The Korean system -- which permits prosecutors to appeal not guilty verdicts and perhaps try an exonerated defendant twice for the same crime -- is all that gives the Peniches hope.
"We're waiting on what the prosecution comes up with," said Patricia Penich.
Snider, who was a student at Marshall University in Huntington, W.Va., and Penich met in March 2001 in an international studies program in Seoul.
They became friendly enough in a couple weeks to appear together in a number of photographs. They also socialized together on what turned out to be the last night of Penich's life.
After drinking and dancing with U.S. servicemen at a nightclub on St. Patrick's Day 2001, Snider helped Penich back to her hotel room.
FBI agents said Snider admitted during interrogations that she exploded in a fury after Penich made a sexual advance.
Then, by the prosecution's account, Snider kicked 20-year-old Penich to death.

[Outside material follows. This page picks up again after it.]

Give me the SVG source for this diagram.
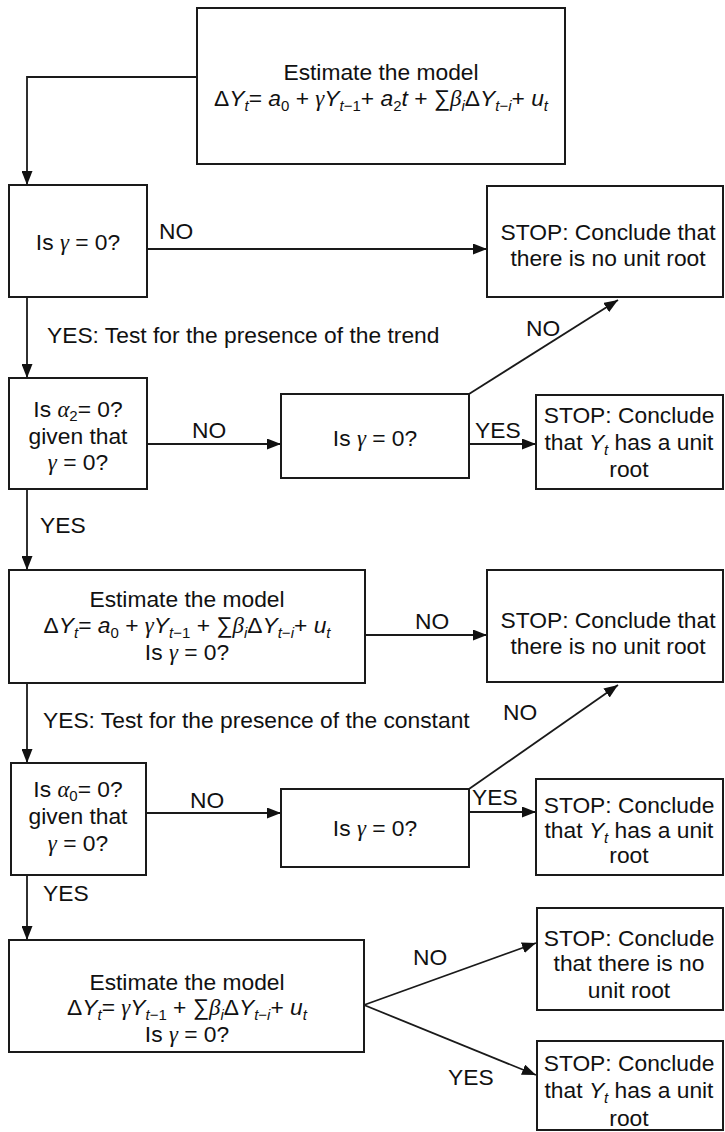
<svg xmlns="http://www.w3.org/2000/svg" width="725" height="1132" viewBox="0 0 725 1132">
  <style>
    .box { fill: #ffffff; stroke: #1a1a1a; stroke-width: 2; }
    .wire { fill: none; stroke: #1a1a1a; stroke-width: 1.8; }
    text { font-family: "Liberation Sans", Arial, sans-serif; font-size: 22.8px; fill: #111111; }
    .c { text-anchor: middle; }
    .i { font-style: italic; }
    .g { font-family: "Liberation Serif", "DejaVu Serif", serif; font-style: italic; }
    .sb { font-size: 15px; font-style: italic; }
    .sn { font-size: 15px; }
  </style>
  <defs>
    <marker id="arrow" viewBox="0 0 14 11" refX="14" refY="5.5" markerWidth="14" markerHeight="11" markerUnits="userSpaceOnUse" orient="auto">
      <path d="M0,0 L14,5.5 L0,11 Z" fill="#111111"/>
    </marker>
  </defs>
  <rect width="725" height="1132" fill="#ffffff"/>

  <!-- connectors -->
  <g id="connectors">
    <path class="wire" d="M197,77 H27 V185" marker-end="url(#arrow)"/>
    <path class="wire" d="M147,249 H487" marker-end="url(#arrow)"/>
    <path class="wire" d="M27,297 V378" marker-end="url(#arrow)"/>
    <path class="wire" d="M147,444 H281" marker-end="url(#arrow)"/>
    <path class="wire" d="M469,444 H536" marker-end="url(#arrow)"/>
    <path class="wire" d="M469,394 L618,300" marker-end="url(#arrow)"/>
    <path class="wire" d="M27,489 V570" marker-end="url(#arrow)"/>
    <path class="wire" d="M365,635 H487" marker-end="url(#arrow)"/>
    <path class="wire" d="M27,683 V763" marker-end="url(#arrow)"/>
    <path class="wire" d="M146,813 H281" marker-end="url(#arrow)"/>
    <path class="wire" d="M469,812 H536" marker-end="url(#arrow)"/>
    <path class="wire" d="M469,789 L618,685" marker-end="url(#arrow)"/>
    <path class="wire" d="M27,875 V940" marker-end="url(#arrow)"/>
    <path class="wire" d="M364,1005 L536,943" marker-end="url(#arrow)"/>
    <path class="wire" d="M364,1005 L536,1075" marker-end="url(#arrow)"/>

    <!-- branch labels -->
    <text x="159" y="239">NO</text>
    <text x="47" y="343">YES: Test for the presence of the trend</text>
    <text x="526" y="336">NO</text>
    <text x="192" y="438">NO</text>
    <text x="475" y="438">YES</text>
    <text x="40" y="533">YES</text>
    <text x="415" y="629">NO</text>
    <text x="43" y="728">YES: Test for the presence of the constant</text>
    <text x="503" y="720">NO</text>
    <text x="190" y="808">NO</text>
    <text x="472" y="805">YES</text>
    <text x="43" y="901">YES</text>
    <text x="413" y="965">NO</text>
    <text x="448" y="1085">YES</text>
  </g>

  <!-- full model with trend -->
  <g id="model-trend">
    <rect class="box" x="197" y="8" width="368" height="156"/>
    <text class="c" x="381" y="80">Estimate the model</text>
    <text class="c" x="381" y="106">Δ<tspan class="i">Y</tspan><tspan class="sb" dy="5">t</tspan><tspan dy="-5">= </tspan><tspan class="i">a</tspan><tspan class="sn" dy="5">0</tspan><tspan dy="-5"> + </tspan><tspan class="g">γ</tspan><tspan class="i">Y</tspan><tspan class="sb" dy="5">t</tspan><tspan class="sn">−1</tspan><tspan dy="-5">+ </tspan><tspan class="i">a</tspan><tspan class="sn" dy="5">2</tspan><tspan class="i" dy="-5">t</tspan> + ∑<tspan class="g">β</tspan><tspan class="sb" dy="5">i</tspan><tspan dy="-5">Δ</tspan><tspan class="i">Y</tspan><tspan class="sb" dy="5">t</tspan><tspan class="sn">−</tspan><tspan class="sb">i</tspan><tspan dy="-5">+ </tspan><tspan class="i">u</tspan><tspan class="sb" dy="5">t</tspan></text>
  </g>

  <g id="test-gamma-1">
    <rect class="box" x="9" y="185" width="138" height="112"/>
    <text class="c" x="78" y="250">Is <tspan class="g">γ</tspan> = 0?</text>
  </g>

  <g id="stop-no-root-1">
    <rect class="box" x="487" y="186" width="236" height="111"/>
    <text class="c" x="608" y="240">STOP: Conclude that</text>
    <text class="c" x="608" y="266">there is no unit root</text>
  </g>

  <g id="test-trend">
    <rect class="box" x="9" y="378" width="138" height="111"/>
    <text class="c" x="78" y="417">Is <tspan class="g">α</tspan><tspan class="sn" dy="4">2</tspan><tspan dy="-4">= 0?</tspan></text>
    <text class="c" x="78" y="444">given that</text>
    <text class="c" x="78" y="470"><tspan class="g">γ</tspan> = 0?</text>
  </g>

  <g id="test-gamma-2">
    <rect class="box" x="281" y="394" width="188" height="84"/>
    <text class="c" x="375" y="446">Is <tspan class="g">γ</tspan> = 0?</text>
  </g>

  <g id="stop-unit-root-1">
    <rect class="box" x="536" y="395" width="187" height="94"/>
    <text class="c" x="629" y="423">STOP: Conclude</text>
    <text class="c" x="629" y="450">that <tspan class="i">Y</tspan><tspan class="sb" dy="5">t</tspan><tspan dy="-5"> has a unit</tspan></text>
    <text class="c" x="629" y="477">root</text>
  </g>

  <!-- model with constant only -->
  <g id="model-constant">
    <rect class="box" x="9" y="570" width="356" height="113"/>
    <text class="c" x="187" y="607">Estimate the model</text>
    <text class="c" x="187" y="633">Δ<tspan class="i">Y</tspan><tspan class="sb" dy="5">t</tspan><tspan dy="-5">= </tspan><tspan class="i">a</tspan><tspan class="sn" dy="5">0</tspan><tspan dy="-5"> + </tspan><tspan class="g">γ</tspan><tspan class="i">Y</tspan><tspan class="sb" dy="5">t</tspan><tspan class="sn">−1</tspan><tspan dy="-5"> + ∑</tspan><tspan class="g">β</tspan><tspan class="sb" dy="5">i</tspan><tspan dy="-5">Δ</tspan><tspan class="i">Y</tspan><tspan class="sb" dy="5">t</tspan><tspan class="sn">−</tspan><tspan class="sb">i</tspan><tspan dy="-5">+ </tspan><tspan class="i">u</tspan><tspan class="sb" dy="5">t</tspan></text>
    <text class="c" x="187" y="660">Is <tspan class="g">γ</tspan> = 0?</text>
  </g>

  <g id="stop-no-root-2">
    <rect class="box" x="487" y="570" width="236" height="112"/>
    <text class="c" x="608" y="628">STOP: Conclude that</text>
    <text class="c" x="608" y="654">there is no unit root</text>
  </g>

  <g id="test-constant">
    <rect class="box" x="11" y="763" width="135" height="112"/>
    <text class="c" x="78" y="797">Is <tspan class="g">α</tspan><tspan class="sn" dy="4">0</tspan><tspan dy="-4">= 0?</tspan></text>
    <text class="c" x="78" y="824">given that</text>
    <text class="c" x="78" y="851"><tspan class="g">γ</tspan> = 0?</text>
  </g>

  <g id="test-gamma-3">
    <rect class="box" x="281" y="789" width="188" height="78"/>
    <text class="c" x="375" y="836">Is <tspan class="g">γ</tspan> = 0?</text>
  </g>

  <g id="stop-unit-root-2">
    <rect class="box" x="536" y="779" width="187" height="96"/>
    <text class="c" x="629" y="813">STOP: Conclude</text>
    <text class="c" x="629" y="838">that <tspan class="i">Y</tspan><tspan class="sb" dy="5">t</tspan><tspan dy="-5"> has a unit</tspan></text>
    <text class="c" x="629" y="863">root</text>
  </g>

  <!-- model without constant or trend -->
  <g id="model-none">
    <rect class="box" x="9" y="940" width="355" height="112"/>
    <text class="c" x="187" y="990">Estimate the model</text>
    <text class="c" x="187" y="1015">Δ<tspan class="i">Y</tspan><tspan class="sb" dy="5">t</tspan><tspan dy="-5">= </tspan><tspan class="g">γ</tspan><tspan class="i">Y</tspan><tspan class="sb" dy="5">t</tspan><tspan class="sn">−1</tspan><tspan dy="-5"> + ∑</tspan><tspan class="g">β</tspan><tspan class="sb" dy="5">i</tspan><tspan dy="-5">Δ</tspan><tspan class="i">Y</tspan><tspan class="sb" dy="5">t</tspan><tspan class="sn">−</tspan><tspan class="sb">i</tspan><tspan dy="-5">+ </tspan><tspan class="i">u</tspan><tspan class="sb" dy="5">t</tspan></text>
    <text class="c" x="187" y="1042">Is <tspan class="g">γ</tspan> = 0?</text>
  </g>

  <g id="stop-no-root-3">
    <rect class="box" x="537" y="908" width="186" height="102"/>
    <text class="c" x="629" y="946">STOP: Conclude</text>
    <text class="c" x="629" y="971">that there is no</text>
    <text class="c" x="629" y="998">unit root</text>
  </g>

  <g id="stop-unit-root-3">
    <rect class="box" x="537" y="1041" width="186" height="89"/>
    <text class="c" x="629" y="1071">STOP: Conclude</text>
    <text class="c" x="629" y="1098">that <tspan class="i">Y</tspan><tspan class="sb" dy="5">t</tspan><tspan dy="-5"> has a unit</tspan></text>
    <text class="c" x="629" y="1126">root</text>
  </g>
</svg>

Penich's roommate, a woman from the Netherlands, said she slept through the violence.
The investigation into Penich's death initially seemed to focus on soldiers who had danced with the women at the nightclub. But more than 10 months later, from Feb. 4 to Feb. 6, 2002, Snider was interrogated by FBI agents in a Huntington, W.Va., motel room.
A month after that, the bureau announced that Snider had confessed.
Snider, though, said FBI agents and U.S. Army officers hounded her in interrogations. During the three days that she was questioned in Huntington, she said, she ended up saying what the FBI wanted to hear -- namely that she was guilty.
She testified during an extradition hearing in December 2002 that she was innocent, and that her confession had been coerced by zealous investigators. Snider's defense lawyers made the same argument at her trial, convincing Kim to acquit her.
An FBI spokesman said the bureau would not comment on Snider's claims of coercion, given that an appeal of her acquittal is possible.
Edward Weis, an assistant federal public defender in Charleston, W.Va., who represented Snider after her arrest, said the prosecution had no case against her until she broke down during the three days of interrogations.
"To my mind there was no evidence of her guilt other than the confession," Weis said yesterday.
The Penich family believed Snider's confession to be truthful with one important exception. Patricia Penich said it was Snider who made a sexual advance toward her daughter, not the other way around. After Snider was rebuffed, she became enraged enough to kill, Patricia Penich said.
"Jamie turning her down was what she could not take," Penich said.
Snider was freed from prison yesterday, but she cannot leave South Korea with the possible appeal hanging over her.
Regardless of whether the criminal case against Snider is appealed, the Penich family could sue her in civil court.
Robert Potter, a Pittsburgh lawyer who represents the Peniches, said he has filed a document in Allegheny County Common Pleas Court that would prevent the statute of limitations from expiring in a wrongful death lawsuit.